↓↓↓
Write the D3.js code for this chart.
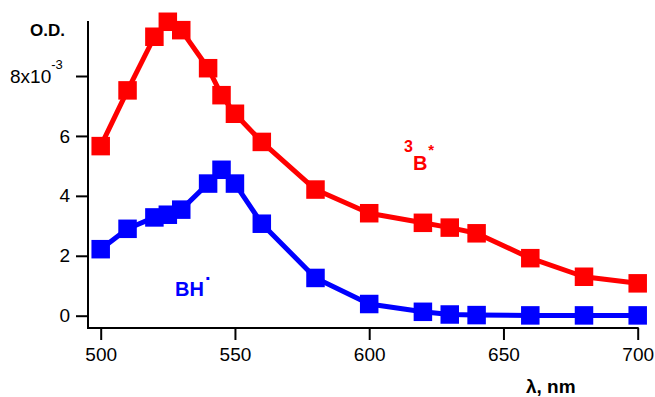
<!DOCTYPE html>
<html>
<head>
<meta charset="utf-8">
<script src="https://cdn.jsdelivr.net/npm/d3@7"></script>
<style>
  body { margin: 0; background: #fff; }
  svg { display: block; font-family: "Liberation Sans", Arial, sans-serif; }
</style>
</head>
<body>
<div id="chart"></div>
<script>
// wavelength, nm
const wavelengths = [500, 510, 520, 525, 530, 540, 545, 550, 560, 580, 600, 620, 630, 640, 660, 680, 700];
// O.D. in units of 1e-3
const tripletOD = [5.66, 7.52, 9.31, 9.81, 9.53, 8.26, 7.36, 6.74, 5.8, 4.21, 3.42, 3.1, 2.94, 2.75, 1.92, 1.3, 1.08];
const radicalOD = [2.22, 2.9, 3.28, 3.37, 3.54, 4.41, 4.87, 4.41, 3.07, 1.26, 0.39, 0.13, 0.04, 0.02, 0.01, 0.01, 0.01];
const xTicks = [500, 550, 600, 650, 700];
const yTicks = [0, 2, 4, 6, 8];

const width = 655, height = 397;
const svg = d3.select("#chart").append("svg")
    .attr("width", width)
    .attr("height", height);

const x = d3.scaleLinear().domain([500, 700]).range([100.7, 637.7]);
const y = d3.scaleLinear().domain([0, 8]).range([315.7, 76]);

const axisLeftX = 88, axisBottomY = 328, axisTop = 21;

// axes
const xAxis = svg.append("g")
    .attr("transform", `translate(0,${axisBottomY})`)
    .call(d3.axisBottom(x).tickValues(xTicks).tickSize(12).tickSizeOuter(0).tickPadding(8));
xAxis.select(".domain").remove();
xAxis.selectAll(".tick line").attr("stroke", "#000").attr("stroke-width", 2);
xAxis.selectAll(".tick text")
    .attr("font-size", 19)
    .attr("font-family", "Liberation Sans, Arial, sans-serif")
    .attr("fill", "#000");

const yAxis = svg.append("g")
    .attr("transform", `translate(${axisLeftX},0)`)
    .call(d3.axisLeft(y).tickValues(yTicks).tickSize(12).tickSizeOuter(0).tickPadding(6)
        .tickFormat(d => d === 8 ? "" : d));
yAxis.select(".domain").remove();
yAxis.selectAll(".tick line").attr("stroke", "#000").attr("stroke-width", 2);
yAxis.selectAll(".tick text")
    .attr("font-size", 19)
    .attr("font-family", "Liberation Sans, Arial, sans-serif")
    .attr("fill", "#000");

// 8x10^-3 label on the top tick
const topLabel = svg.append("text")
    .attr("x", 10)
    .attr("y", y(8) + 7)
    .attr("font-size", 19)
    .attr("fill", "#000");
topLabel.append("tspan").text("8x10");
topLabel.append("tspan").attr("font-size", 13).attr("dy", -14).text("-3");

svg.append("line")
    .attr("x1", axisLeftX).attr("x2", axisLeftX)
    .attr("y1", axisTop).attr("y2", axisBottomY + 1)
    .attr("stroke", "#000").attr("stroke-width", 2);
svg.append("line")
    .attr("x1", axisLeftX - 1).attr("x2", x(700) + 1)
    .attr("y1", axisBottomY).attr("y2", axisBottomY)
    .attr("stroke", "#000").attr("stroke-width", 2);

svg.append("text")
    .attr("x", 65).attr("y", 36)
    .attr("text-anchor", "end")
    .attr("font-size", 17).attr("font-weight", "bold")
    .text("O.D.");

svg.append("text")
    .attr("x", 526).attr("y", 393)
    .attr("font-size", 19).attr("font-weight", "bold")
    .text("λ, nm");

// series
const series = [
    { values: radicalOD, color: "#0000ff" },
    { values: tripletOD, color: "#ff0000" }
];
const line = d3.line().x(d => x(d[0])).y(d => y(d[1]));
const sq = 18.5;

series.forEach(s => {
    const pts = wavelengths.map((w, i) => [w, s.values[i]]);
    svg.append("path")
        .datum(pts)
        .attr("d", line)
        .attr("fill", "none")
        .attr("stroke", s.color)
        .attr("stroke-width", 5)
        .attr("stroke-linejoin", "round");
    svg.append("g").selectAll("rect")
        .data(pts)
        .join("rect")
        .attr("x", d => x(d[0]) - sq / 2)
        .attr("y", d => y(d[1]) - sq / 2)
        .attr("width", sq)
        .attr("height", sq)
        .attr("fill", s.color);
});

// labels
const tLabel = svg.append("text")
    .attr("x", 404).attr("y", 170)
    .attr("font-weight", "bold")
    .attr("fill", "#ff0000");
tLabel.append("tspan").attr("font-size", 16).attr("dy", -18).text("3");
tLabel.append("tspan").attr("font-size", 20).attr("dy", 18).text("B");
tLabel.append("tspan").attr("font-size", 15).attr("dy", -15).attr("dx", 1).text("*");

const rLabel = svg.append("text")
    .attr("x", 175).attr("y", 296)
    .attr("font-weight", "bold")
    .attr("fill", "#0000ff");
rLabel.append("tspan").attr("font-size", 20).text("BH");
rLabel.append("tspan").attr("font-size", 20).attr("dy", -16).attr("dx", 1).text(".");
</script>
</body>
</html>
↑↑↑
↓↓↓
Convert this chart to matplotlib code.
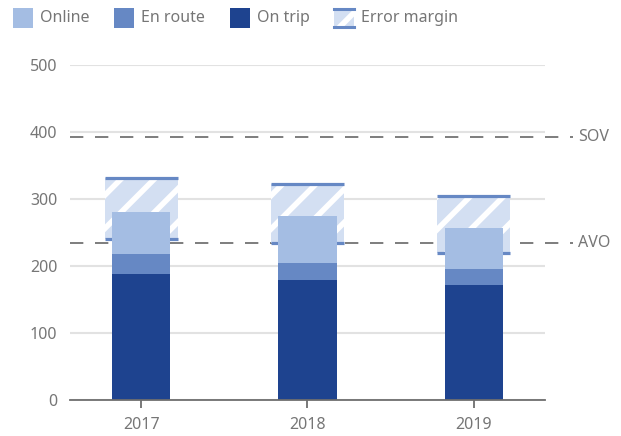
↑↑↑
↓↓↓
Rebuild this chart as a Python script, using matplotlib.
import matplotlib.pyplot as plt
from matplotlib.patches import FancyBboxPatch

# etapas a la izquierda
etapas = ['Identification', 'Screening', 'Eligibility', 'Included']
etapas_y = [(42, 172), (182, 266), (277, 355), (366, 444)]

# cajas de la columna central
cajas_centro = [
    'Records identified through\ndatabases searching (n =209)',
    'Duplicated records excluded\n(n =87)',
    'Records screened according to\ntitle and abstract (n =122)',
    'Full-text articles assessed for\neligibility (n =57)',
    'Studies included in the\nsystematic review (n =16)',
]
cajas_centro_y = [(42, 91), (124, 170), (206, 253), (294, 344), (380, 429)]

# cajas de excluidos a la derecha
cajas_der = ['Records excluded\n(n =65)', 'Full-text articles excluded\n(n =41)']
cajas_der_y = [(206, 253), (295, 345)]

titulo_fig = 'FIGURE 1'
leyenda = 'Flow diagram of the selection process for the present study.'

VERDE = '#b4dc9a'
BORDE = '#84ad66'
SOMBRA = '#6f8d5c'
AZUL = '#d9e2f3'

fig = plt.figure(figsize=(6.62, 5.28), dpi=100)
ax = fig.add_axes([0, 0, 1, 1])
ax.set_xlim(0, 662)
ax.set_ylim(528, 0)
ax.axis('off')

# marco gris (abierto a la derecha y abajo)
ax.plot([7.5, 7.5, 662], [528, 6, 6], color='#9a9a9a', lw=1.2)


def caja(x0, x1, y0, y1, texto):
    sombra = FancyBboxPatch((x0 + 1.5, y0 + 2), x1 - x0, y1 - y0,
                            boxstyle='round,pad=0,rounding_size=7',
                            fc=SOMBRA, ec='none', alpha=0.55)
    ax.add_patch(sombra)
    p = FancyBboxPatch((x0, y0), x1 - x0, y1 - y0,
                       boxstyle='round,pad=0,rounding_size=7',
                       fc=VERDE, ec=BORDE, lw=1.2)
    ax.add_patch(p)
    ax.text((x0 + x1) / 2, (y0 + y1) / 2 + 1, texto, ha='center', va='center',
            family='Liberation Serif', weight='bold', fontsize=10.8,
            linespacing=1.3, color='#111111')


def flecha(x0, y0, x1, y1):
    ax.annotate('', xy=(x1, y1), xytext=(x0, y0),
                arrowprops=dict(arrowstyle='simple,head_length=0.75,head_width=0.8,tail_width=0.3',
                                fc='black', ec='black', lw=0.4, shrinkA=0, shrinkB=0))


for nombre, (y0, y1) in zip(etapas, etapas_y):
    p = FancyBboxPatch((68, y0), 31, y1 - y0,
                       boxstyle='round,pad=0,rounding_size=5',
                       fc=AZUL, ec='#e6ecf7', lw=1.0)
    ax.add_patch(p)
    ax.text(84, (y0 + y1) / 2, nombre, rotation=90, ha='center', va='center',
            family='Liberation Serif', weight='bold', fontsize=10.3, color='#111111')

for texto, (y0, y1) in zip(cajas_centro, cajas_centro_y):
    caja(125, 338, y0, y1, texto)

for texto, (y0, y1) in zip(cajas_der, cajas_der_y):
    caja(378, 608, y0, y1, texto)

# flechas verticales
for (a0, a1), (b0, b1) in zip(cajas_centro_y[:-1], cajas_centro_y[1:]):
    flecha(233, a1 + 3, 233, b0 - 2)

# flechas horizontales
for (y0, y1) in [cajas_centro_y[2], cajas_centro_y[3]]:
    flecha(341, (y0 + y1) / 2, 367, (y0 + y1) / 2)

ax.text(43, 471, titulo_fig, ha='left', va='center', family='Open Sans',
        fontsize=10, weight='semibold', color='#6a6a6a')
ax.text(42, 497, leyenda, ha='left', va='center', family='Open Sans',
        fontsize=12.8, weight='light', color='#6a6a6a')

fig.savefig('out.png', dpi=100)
↑↑↑
# EXERCISE DESCRIPTION
Print the lines from the line with "Rebuild this chart" to the line with "344), (380, 429)]" exactly, and print nothing else. Both of those lines are included.

# RESULT
Rebuild this chart as a Python script, using matplotlib.
import matplotlib.pyplot as plt
from matplotlib.patches import FancyBboxPatch

# etapas a la izquierda
etapas = ['Identification', 'Screening', 'Eligibility', 'Included']
etapas_y = [(42, 172), (182, 266), (277, 355), (366, 444)]

# cajas de la columna central
cajas_centro = [
    'Records identified through\ndatabases searching (n =209)',
    'Duplicated records excluded\n(n =87)',
    'Records screened according to\ntitle and abstract (n =122)',
    'Full-text articles assessed for\neligibility (n =57)',
    'Studies included in the\nsystematic review (n =16)',
]
cajas_centro_y = [(42, 91), (124, 170), (206, 253), (294, 344), (380, 429)]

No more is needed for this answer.